[THE RECORDS]
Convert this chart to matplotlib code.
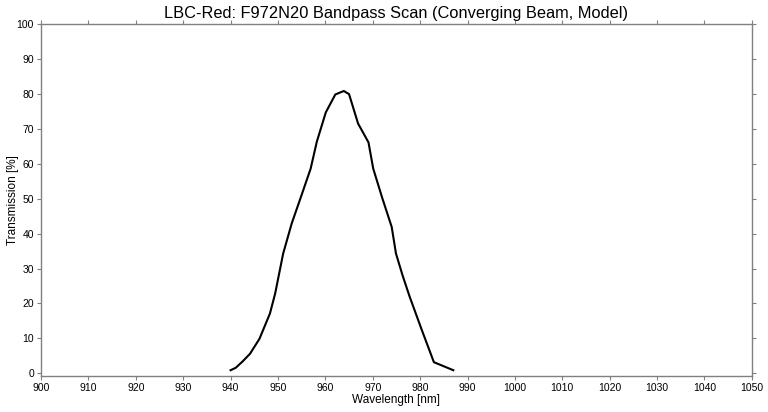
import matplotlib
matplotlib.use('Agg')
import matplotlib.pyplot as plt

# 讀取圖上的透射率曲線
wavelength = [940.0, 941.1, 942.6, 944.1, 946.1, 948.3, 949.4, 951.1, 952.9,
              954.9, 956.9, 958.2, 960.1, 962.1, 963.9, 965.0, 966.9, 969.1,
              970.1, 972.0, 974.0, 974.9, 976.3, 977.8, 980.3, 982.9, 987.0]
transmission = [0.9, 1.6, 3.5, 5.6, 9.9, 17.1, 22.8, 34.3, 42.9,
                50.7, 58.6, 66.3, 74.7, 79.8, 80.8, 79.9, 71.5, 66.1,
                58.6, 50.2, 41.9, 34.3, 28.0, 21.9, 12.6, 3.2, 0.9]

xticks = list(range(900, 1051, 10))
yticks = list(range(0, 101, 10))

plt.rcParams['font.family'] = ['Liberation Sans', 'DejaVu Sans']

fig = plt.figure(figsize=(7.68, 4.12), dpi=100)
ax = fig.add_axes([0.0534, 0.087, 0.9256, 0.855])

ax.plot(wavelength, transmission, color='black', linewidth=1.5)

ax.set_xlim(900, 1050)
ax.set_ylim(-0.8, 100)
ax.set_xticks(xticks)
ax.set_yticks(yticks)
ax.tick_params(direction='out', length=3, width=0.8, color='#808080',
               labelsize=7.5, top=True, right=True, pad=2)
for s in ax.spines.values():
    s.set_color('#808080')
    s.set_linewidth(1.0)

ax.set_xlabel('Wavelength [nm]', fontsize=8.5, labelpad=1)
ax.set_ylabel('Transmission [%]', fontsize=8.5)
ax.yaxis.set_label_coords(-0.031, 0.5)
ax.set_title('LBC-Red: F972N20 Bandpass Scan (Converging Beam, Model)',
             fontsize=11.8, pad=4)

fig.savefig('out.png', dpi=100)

* * *

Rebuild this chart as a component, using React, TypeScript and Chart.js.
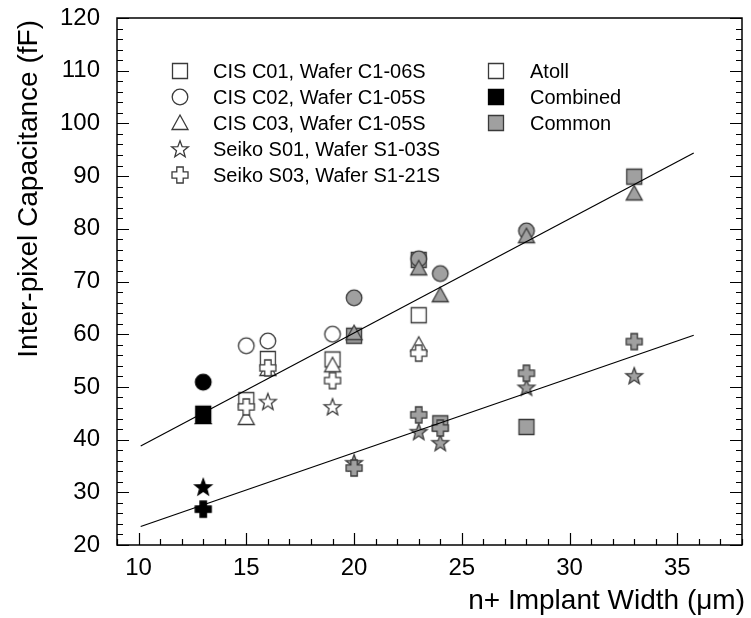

[EXERCISE] Exactly reproduce the lines from the line holding "Convert this chart to matplotlib code." through the line holding "s.set_linewidth(1.0)", and only those; pictures are to be left out.

[EXERCISE ANSWER]
Convert this chart to matplotlib code.
import matplotlib
matplotlib.use('Agg')
import matplotlib.pyplot as plt

# 讀取圖上的透射率曲線
wavelength = [940.0, 941.1, 942.6, 944.1, 946.1, 948.3, 949.4, 951.1, 952.9,
              954.9, 956.9, 958.2, 960.1, 962.1, 963.9, 965.0, 966.9, 969.1,
              970.1, 972.0, 974.0, 974.9, 976.3, 977.8, 980.3, 982.9, 987.0]
transmission = [0.9, 1.6, 3.5, 5.6, 9.9, 17.1, 22.8, 34.3, 42.9,
                50.7, 58.6, 66.3, 74.7, 79.8, 80.8, 79.9, 71.5, 66.1,
                58.6, 50.2, 41.9, 34.3, 28.0, 21.9, 12.6, 3.2, 0.9]

xticks = list(range(900, 1051, 10))
yticks = list(range(0, 101, 10))

plt.rcParams['font.family'] = ['Liberation Sans', 'DejaVu Sans']

fig = plt.figure(figsize=(7.68, 4.12), dpi=100)
ax = fig.add_axes([0.0534, 0.087, 0.9256, 0.855])

ax.plot(wavelength, transmission, color='black', linewidth=1.5)

ax.set_xlim(900, 1050)
ax.set_ylim(-0.8, 100)
ax.set_xticks(xticks)
ax.set_yticks(yticks)
ax.tick_params(direction='out', length=3, width=0.8, color='#808080',
               labelsize=7.5, top=True, right=True, pad=2)
for s in ax.spines.values():
    s.set_color('#808080')
    s.set_linewidth(1.0)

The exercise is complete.